The Working Families Party, whose affiliated unions and advocacy groups pushed for his endorsement 8.
Major labor unions, including 1199SEIU, 32BJ SEIU, District Council 37, RWDSU, CWA District 1, and the Hotel and Gaming Trades Council 9.
Advocacy organizations, including Make the Road Action, New York Communities for Change, and Citizen Action of New York 6,7.
The labor support in particular has been notable: 1199SEIU's endorsement was described as a blow to his DSA-backed opponent, and Reynoso assembled significant union backing that his rivals largely could not match 9.
Rivals in the 2026 primary
The NY-7 Democratic primary pits Reynoso against two main opponents:
Claire Valdez, a Queens Assembly Member and former union organizer, is his principal rival. She is backed by the Democratic Socialists of America, Mayor Zohran Mamdani, Sen. Bernie Sanders, and the United Auto Workers 10,11. The contest between Reynoso and Valdez has been widely framed as a test of the institutional Working Families Party left against the ascendant DSA left.
Julie Won, a Queens Council Member, entered the race as a late third candidate in February 2026 and has competed strongly in fundraising despite lacking major institutional endorsements 12.
The complicated relationship with Zohran Mamdani
The most consequential and unusual relationship in Reynoso's current politics is with Mayor Zohran Mamdani. Although both are progressives, Mamdani endorsed Reynoso's opponent, Claire Valdez, a fellow democratic socialist, in the NY-7 primary 11. Mamdani's involvement went beyond a standard endorsement, including appearing with Valdez, joining a fundraising appeal, and lending her close political advisers 6.
The split reflects a broader divide on New York's left between the institutional progressive wing and the DSA wing, and it placed Reynoso in the position of being a progressive who lacked the endorsement of the city's most prominent progressive mayor. Reynoso has handled the dynamic by disputing the proxy-war framing and emphasizing his governing experience, while avoiding direct attacks on the popular mayor 13.
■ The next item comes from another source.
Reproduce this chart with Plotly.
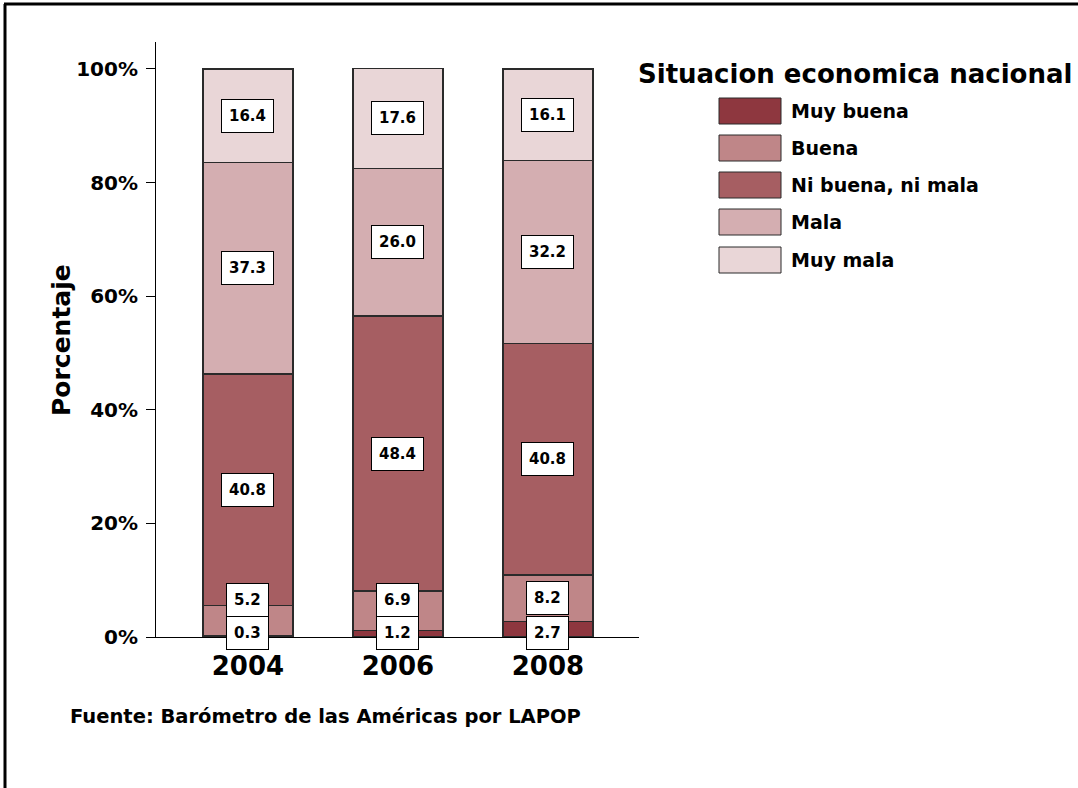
import plotly.graph_objects as go

years = ["2004", "2006", "2008"]
categories = ["Muy buena", "Buena", "Ni buena, ni mala", "Mala", "Muy mala"]
muy_buena = [0.3, 1.2, 2.7]
buena = [5.2, 6.9, 8.2]
ni_buena_ni_mala = [40.8, 48.4, 40.8]
mala = [37.3, 26.0, 32.2]
muy_mala = [16.4, 17.6, 16.1]
y_ticks = [0, 20, 40, 60, 80, 100]
y_tick_labels = ["0%", "20%", "40%", "60%", "80%", "100%"]
legend_title = "Situacion economica nacional"
y_title = "Porcentaje"
source_note = "Fuente: Barómetro de las Américas por LAPOP"

series = [muy_buena, buena, ni_buena_ni_mala, mala, muy_mala]
colors = ["#8E373F", "#BF8688", "#A65E62", "#D4AEB1", "#E9D6D7"]

FONT = "DejaVu Sans, Liberation Sans, Arial, sans-serif"

fig = go.Figure()
for name, vals, col in zip(categories, series, colors):
    fig.add_trace(go.Bar(
        x=years, y=vals, name=name,
        marker=dict(color=col, line=dict(color="#2a2a2a", width=1.2)),
        width=0.6, showlegend=False, hoverinfo="skip",
    ))

annotations = []
for j, yr in enumerate(years):
    cum = 0
    prev_label = None
    for i, vals in enumerate(series):
        v = vals[j]
        mid = cum + v / 2
        if i == 0:
            ly = 0.7
        elif i == 1:
            ly = max(mid, prev_label + 5.8)
        else:
            ly = mid
        prev_label = ly
        cum += v
        annotations.append(dict(
            x=j, y=ly, xref="x", yref="y", text=f"{v:.1f}", showarrow=False,
            xanchor="center", yanchor="middle",
            font=dict(family=FONT, size=15, color="black", weight="bold"),
            bgcolor="white", bordercolor="black", borderwidth=1, borderpad=7,
        ))

W = 483.0
H = 595.0
def px_x(px):
    return (px - 156) / W
def px_y(py):
    return (637 - py) / H

# y-axis title
annotations.append(dict(
    x=px_x(61), y=px_y(340), xref="paper", yref="paper", text=y_title, textangle=-90,
    xanchor="center", yanchor="middle",
    showarrow=False, font=dict(family=FONT, size=25, color="black", weight="bold"),
))
# source note
annotations.append(dict(
    x=px_x(325), y=px_y(716), xref="paper", yref="paper", text=source_note,
    xanchor="center", yanchor="middle", showarrow=False,
    font=dict(family=FONT, size=19.5, color="black", weight="bold"),
))

# manual legend
annotations.append(dict(
    x=px_x(855), y=px_y(74), xref="paper", yref="paper", text=legend_title,
    xanchor="center", yanchor="middle",
    showarrow=False, font=dict(family=FONT, size=26, color="black", weight="bold"),
))
shapes = []
row_centers = [111, 148, 185, 222, 260]
for name, col, cy in zip(categories, colors, row_centers):
    shapes.append(dict(
        type="rect", xref="paper", yref="paper",
        x0=px_x(719), x1=px_x(781), y0=px_y(cy - 13), y1=px_y(cy + 13),
        fillcolor=col, line=dict(color="#2a2a2a", width=1),
    ))
    annotations.append(dict(
        x=px_x(789), y=px_y(cy), xref="paper", yref="paper", text=name,
        xanchor="left", yanchor="middle", showarrow=False,
        font=dict(family=FONT, size=19, color="black", weight="bold"),
    ))

# outer frame (top and left edges visible)
shapes.append(dict(type="line", xref="paper", yref="paper",
                   x0=px_x(4), x1=px_x(1100), y0=px_y(4), y1=px_y(4),
                   line=dict(color="black", width=3)))
shapes.append(dict(type="line", xref="paper", yref="paper",
                   x0=px_x(5), x1=px_x(5), y0=px_y(4), y1=px_y(800),
                   line=dict(color="black", width=3)))

fig.update_layout(
    barmode="stack",
    width=1078, height=788,
    margin=dict(l=156, r=439, t=42, b=151),
    plot_bgcolor="white", paper_bgcolor="white",
    showlegend=False,
    annotations=annotations,
    shapes=shapes,
    xaxis=dict(
        type="category", range=[-0.613, 2.607],
        showline=True, linecolor="black", linewidth=1,
        ticks="", showgrid=False, zeroline=False,
        tickfont=dict(family=FONT, size=26, color="black", weight="bold"),
        ticklabelstandoff=6,
    ),
    yaxis=dict(
        range=[0, 104.75], tickvals=y_ticks, ticktext=y_tick_labels,
        showline=True, linecolor="black", linewidth=1,
        ticks="outside", ticklen=9, tickcolor="black",
        showgrid=False, zeroline=False,
        tickfont=dict(family=FONT, size=20, color="black", weight="bold"),
        ticklabelstandoff=4,
    ),
)

fig.write_html("out.html", config={"displayModeBar": False},
               post_script="document.body.style.margin='0';document.body.style.padding='0';")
The Velazquez-Mamdani tension
Reynoso's mentor, Velazquez, has been more openly critical of Mamdani's primary interventions. She publicly warned that his decision to endorse in the NY-7 race risked fracturing the coalition he needs to govern, and she placed herself at odds with Mamdani in several races, backing candidates the mayor opposed 3,14. This positioned Reynoso, through his mentor, on one side of an emerging rivalry within New York progressivism, even as he personally sought to stay above the fray.
Family
Reynoso's family is not a political dynasty. His parents were Dominican immigrants who worked outside politics, and he was raised with two sisters in a poor household in Williamsburg 15. He lives with his wife, Iliana Gomez, and their two sons. His family story functions as a political narrative rather than a political network: his origins, not family connections, are the foundation he cites for his career.
The shape of his network
Reynoso's relationships map onto the institutional-progressive wing of New York Democratic politics: a reform-Brooklyn lineage through Reyna and the New Kings Democrats, a patron relationship with Velazquez, deep labor backing, and broad establishment-progressive endorsements. The defining feature of his 2026 network is what it lacks: the support of the DSA and Mamdani, who lined up behind his opponent. The result is a coalition that is broad, labor-heavy, and experience-focused, set against a rival coalition that is movement-driven and mayor-backed, a contrast that has come to define the most-watched congressional primary in the city.